> TO BE DONE
Set the data down again, exactly as it reads, but without the pictures.

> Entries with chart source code

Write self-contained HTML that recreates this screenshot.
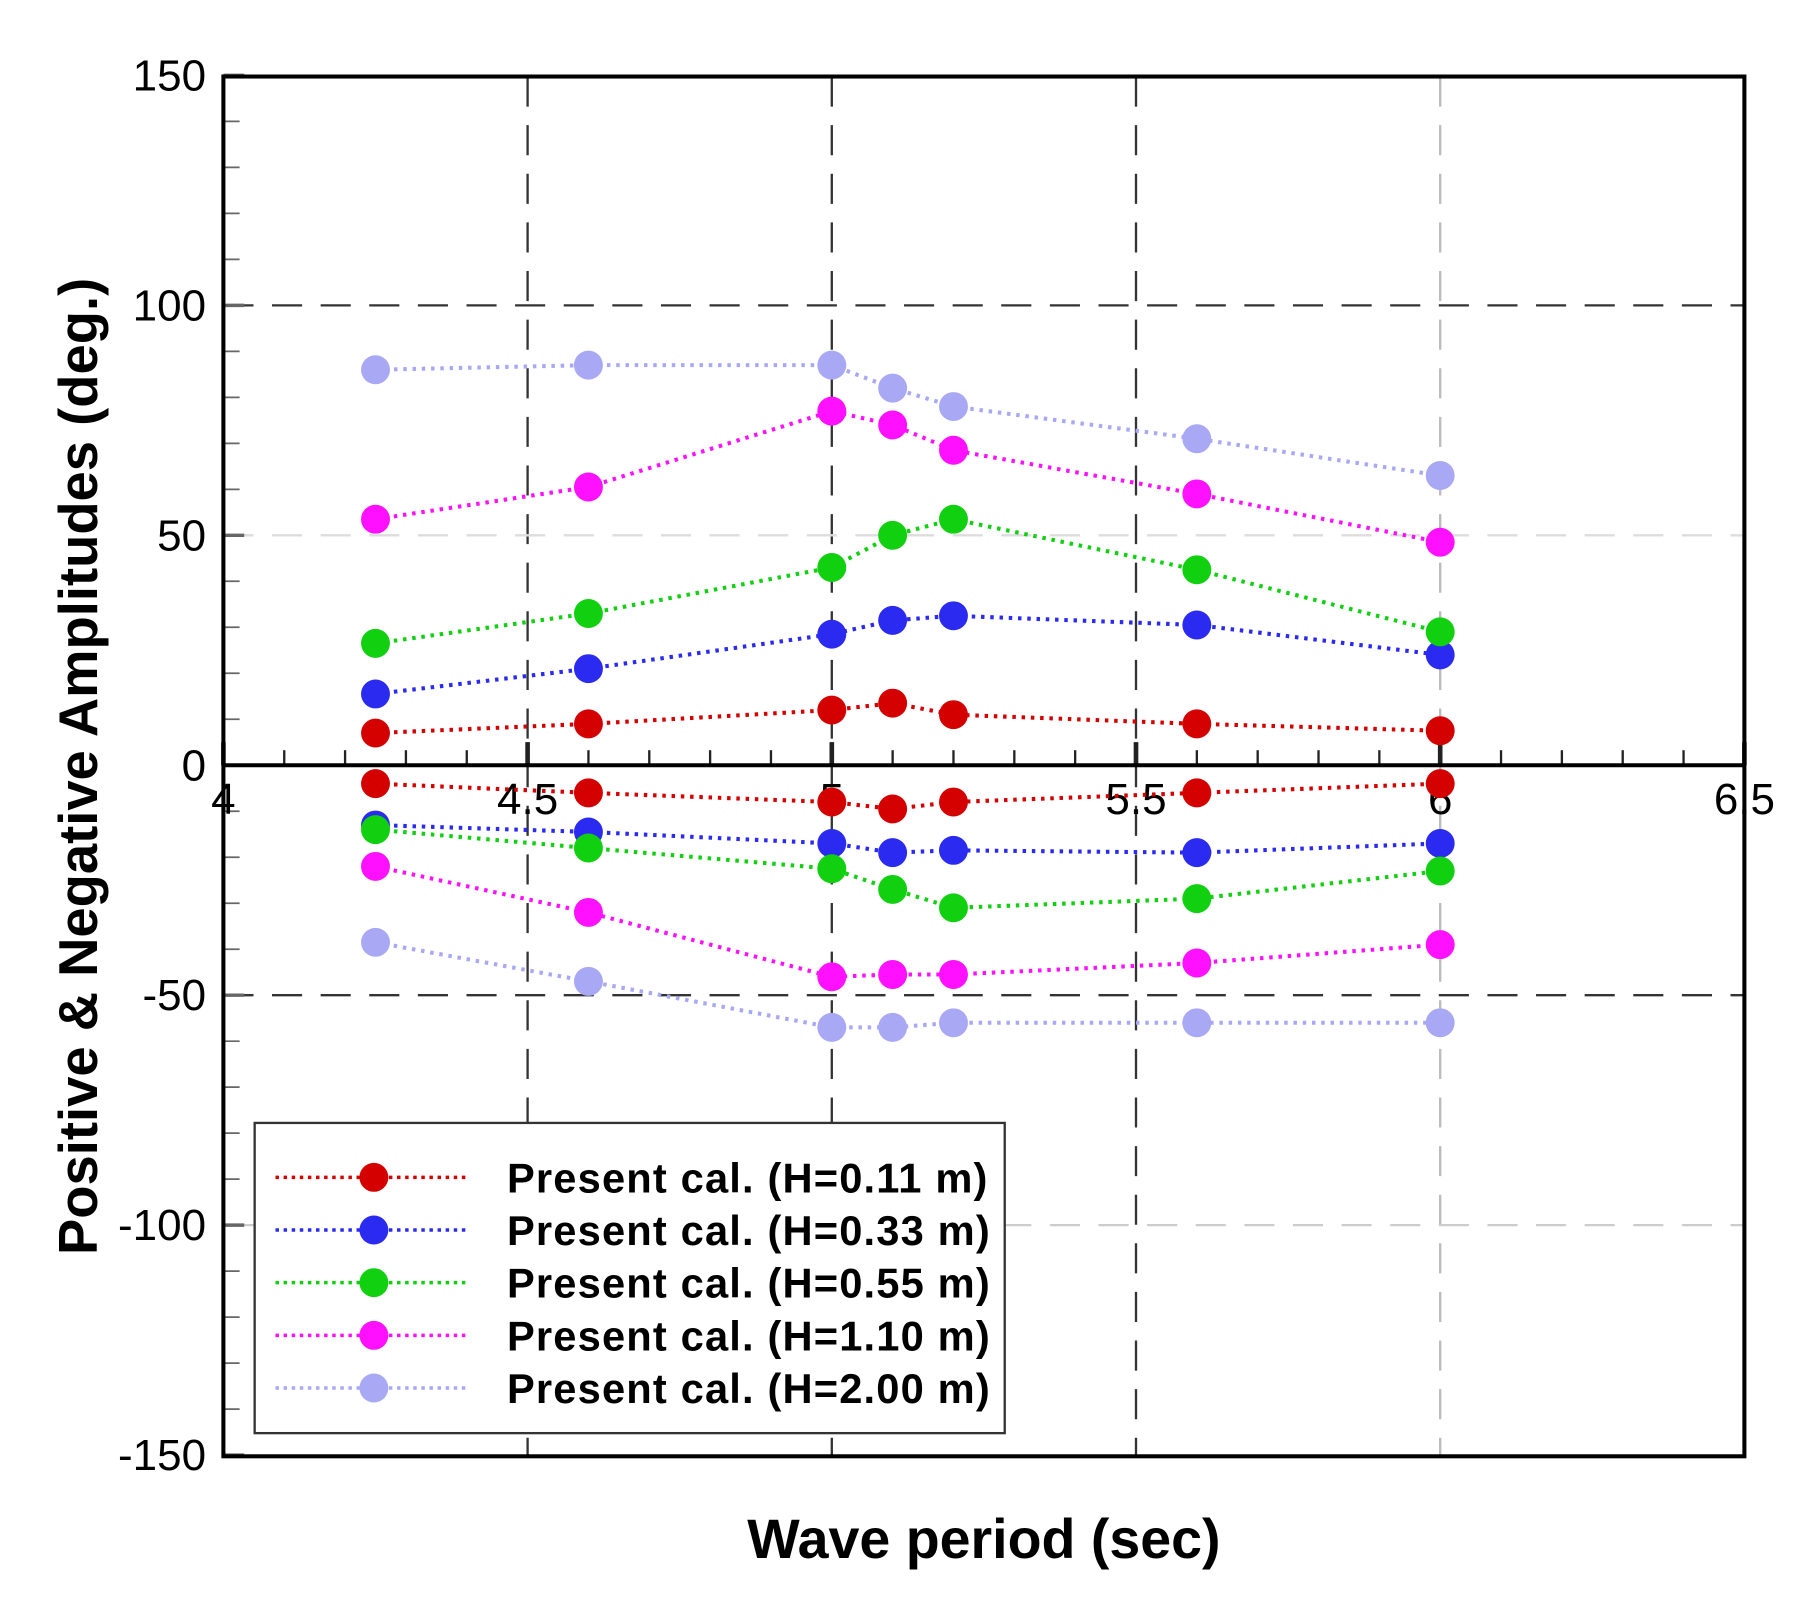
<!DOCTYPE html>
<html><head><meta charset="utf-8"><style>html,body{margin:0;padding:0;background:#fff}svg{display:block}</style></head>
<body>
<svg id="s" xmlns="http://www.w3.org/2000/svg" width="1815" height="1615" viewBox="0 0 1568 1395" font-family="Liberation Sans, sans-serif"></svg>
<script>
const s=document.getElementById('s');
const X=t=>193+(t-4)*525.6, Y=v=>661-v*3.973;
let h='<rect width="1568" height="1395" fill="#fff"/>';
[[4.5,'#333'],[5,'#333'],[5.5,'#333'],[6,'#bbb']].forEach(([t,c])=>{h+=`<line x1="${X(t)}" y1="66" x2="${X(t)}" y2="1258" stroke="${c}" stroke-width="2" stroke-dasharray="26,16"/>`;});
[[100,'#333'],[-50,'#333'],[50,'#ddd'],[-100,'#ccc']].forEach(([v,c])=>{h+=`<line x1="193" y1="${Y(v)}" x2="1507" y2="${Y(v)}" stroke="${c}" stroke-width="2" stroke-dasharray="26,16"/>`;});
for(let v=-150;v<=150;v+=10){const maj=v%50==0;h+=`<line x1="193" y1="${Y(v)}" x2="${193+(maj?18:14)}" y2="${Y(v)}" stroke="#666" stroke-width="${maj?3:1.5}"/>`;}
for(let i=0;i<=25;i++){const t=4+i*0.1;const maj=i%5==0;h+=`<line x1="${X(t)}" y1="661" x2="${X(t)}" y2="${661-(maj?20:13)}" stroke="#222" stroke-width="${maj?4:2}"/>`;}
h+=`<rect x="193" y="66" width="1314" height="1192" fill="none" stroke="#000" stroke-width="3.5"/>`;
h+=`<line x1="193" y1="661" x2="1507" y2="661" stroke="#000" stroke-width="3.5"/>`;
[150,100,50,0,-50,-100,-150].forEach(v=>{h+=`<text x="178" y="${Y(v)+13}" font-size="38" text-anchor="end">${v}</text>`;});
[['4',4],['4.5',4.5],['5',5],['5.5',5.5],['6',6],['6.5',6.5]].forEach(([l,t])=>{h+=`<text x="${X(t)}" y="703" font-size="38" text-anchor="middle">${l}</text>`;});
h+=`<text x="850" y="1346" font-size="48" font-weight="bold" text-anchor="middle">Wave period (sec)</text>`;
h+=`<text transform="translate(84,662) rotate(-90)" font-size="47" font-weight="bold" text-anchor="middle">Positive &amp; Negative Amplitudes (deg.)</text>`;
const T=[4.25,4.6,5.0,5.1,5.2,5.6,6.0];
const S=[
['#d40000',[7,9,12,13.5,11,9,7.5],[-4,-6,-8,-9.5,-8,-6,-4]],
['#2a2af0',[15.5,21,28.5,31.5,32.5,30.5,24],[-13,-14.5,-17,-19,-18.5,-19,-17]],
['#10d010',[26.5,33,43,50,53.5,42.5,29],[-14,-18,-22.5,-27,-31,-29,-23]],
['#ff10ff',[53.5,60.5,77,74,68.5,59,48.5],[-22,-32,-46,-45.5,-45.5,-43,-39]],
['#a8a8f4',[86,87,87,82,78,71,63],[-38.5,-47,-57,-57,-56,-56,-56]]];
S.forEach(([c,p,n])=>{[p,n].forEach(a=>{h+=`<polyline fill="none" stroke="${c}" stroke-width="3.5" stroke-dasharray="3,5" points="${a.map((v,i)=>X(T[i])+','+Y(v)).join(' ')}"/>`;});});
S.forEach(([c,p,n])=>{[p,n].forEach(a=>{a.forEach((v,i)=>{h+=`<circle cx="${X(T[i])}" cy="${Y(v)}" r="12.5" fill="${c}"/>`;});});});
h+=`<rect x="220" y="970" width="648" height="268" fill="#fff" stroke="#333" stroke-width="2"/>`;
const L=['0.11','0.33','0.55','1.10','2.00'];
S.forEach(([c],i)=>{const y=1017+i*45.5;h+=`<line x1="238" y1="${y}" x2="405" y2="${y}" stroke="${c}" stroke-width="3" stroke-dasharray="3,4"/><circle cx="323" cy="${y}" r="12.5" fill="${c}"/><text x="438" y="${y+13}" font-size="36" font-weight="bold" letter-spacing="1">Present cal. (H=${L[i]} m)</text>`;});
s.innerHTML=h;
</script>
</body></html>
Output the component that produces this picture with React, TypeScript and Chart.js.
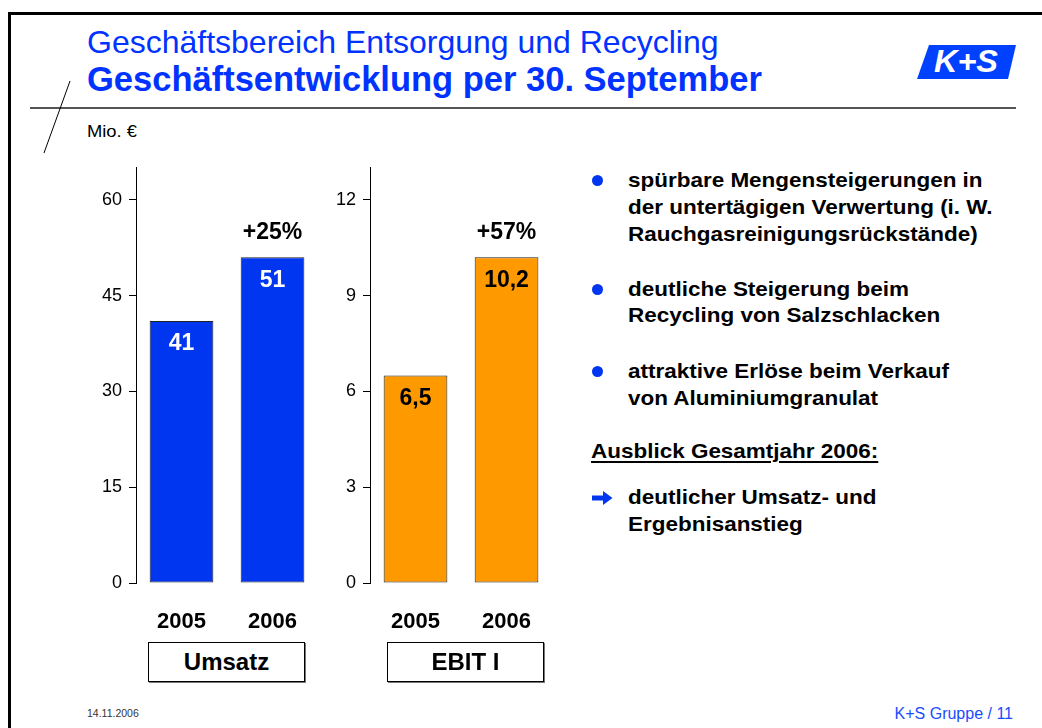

> RESULT FOR THIS TASK
Write self-contained HTML that recreates this screenshot.
<!DOCTYPE html>
<html><head><meta charset="utf-8"><style>html,body{margin:0;padding:0;background:#fff}svg{display:block}</style></head>
<body>
<svg id="s" xmlns="http://www.w3.org/2000/svg" width="1815" height="1615" viewBox="0 0 1568 1395" font-family="Liberation Sans, sans-serif"></svg>
<script>
const s=document.getElementById('s');
const X=t=>193+(t-4)*525.6, Y=v=>661-v*3.973;
let h='<rect width="1568" height="1395" fill="#fff"/>';
[[4.5,'#333'],[5,'#333'],[5.5,'#333'],[6,'#bbb']].forEach(([t,c])=>{h+=`<line x1="${X(t)}" y1="66" x2="${X(t)}" y2="1258" stroke="${c}" stroke-width="2" stroke-dasharray="26,16"/>`;});
[[100,'#333'],[-50,'#333'],[50,'#ddd'],[-100,'#ccc']].forEach(([v,c])=>{h+=`<line x1="193" y1="${Y(v)}" x2="1507" y2="${Y(v)}" stroke="${c}" stroke-width="2" stroke-dasharray="26,16"/>`;});
for(let v=-150;v<=150;v+=10){const maj=v%50==0;h+=`<line x1="193" y1="${Y(v)}" x2="${193+(maj?18:14)}" y2="${Y(v)}" stroke="#666" stroke-width="${maj?3:1.5}"/>`;}
for(let i=0;i<=25;i++){const t=4+i*0.1;const maj=i%5==0;h+=`<line x1="${X(t)}" y1="661" x2="${X(t)}" y2="${661-(maj?20:13)}" stroke="#222" stroke-width="${maj?4:2}"/>`;}
h+=`<rect x="193" y="66" width="1314" height="1192" fill="none" stroke="#000" stroke-width="3.5"/>`;
h+=`<line x1="193" y1="661" x2="1507" y2="661" stroke="#000" stroke-width="3.5"/>`;
[150,100,50,0,-50,-100,-150].forEach(v=>{h+=`<text x="178" y="${Y(v)+13}" font-size="38" text-anchor="end">${v}</text>`;});
[['4',4],['4.5',4.5],['5',5],['5.5',5.5],['6',6],['6.5',6.5]].forEach(([l,t])=>{h+=`<text x="${X(t)}" y="703" font-size="38" text-anchor="middle">${l}</text>`;});
h+=`<text x="850" y="1346" font-size="48" font-weight="bold" text-anchor="middle">Wave period (sec)</text>`;
h+=`<text transform="translate(84,662) rotate(-90)" font-size="47" font-weight="bold" text-anchor="middle">Positive &amp; Negative Amplitudes (deg.)</text>`;
const T=[4.25,4.6,5.0,5.1,5.2,5.6,6.0];
const S=[
['#d40000',[7,9,12,13.5,11,9,7.5],[-4,-6,-8,-9.5,-8,-6,-4]],
['#2a2af0',[15.5,21,28.5,31.5,32.5,30.5,24],[-13,-14.5,-17,-19,-18.5,-19,-17]],
['#10d010',[26.5,33,43,50,53.5,42.5,29],[-14,-18,-22.5,-27,-31,-29,-23]],
['#ff10ff',[53.5,60.5,77,74,68.5,59,48.5],[-22,-32,-46,-45.5,-45.5,-43,-39]],
['#a8a8f4',[86,87,87,82,78,71,63],[-38.5,-47,-57,-57,-56,-56,-56]]];
S.forEach(([c,p,n])=>{[p,n].forEach(a=>{h+=`<polyline fill="none" stroke="${c}" stroke-width="3.5" stroke-dasharray="3,5" points="${a.map((v,i)=>X(T[i])+','+Y(v)).join(' ')}"/>`;});});
S.forEach(([c,p,n])=>{[p,n].forEach(a=>{a.forEach((v,i)=>{h+=`<circle cx="${X(T[i])}" cy="${Y(v)}" r="12.5" fill="${c}"/>`;});});});
h+=`<rect x="220" y="970" width="648" height="268" fill="#fff" stroke="#333" stroke-width="2"/>`;
const L=['0.11','0.33','0.55','1.10','2.00'];
S.forEach(([c],i)=>{const y=1017+i*45.5;h+=`<line x1="238" y1="${y}" x2="405" y2="${y}" stroke="${c}" stroke-width="3" stroke-dasharray="3,4"/><circle cx="323" cy="${y}" r="12.5" fill="${c}"/><text x="438" y="${y+13}" font-size="36" font-weight="bold" letter-spacing="1">Present cal. (H=${L[i]} m)</text>`;});
s.innerHTML=h;
</script>
</body></html>
Output the component that produces this picture with React, TypeScript and Chart.js.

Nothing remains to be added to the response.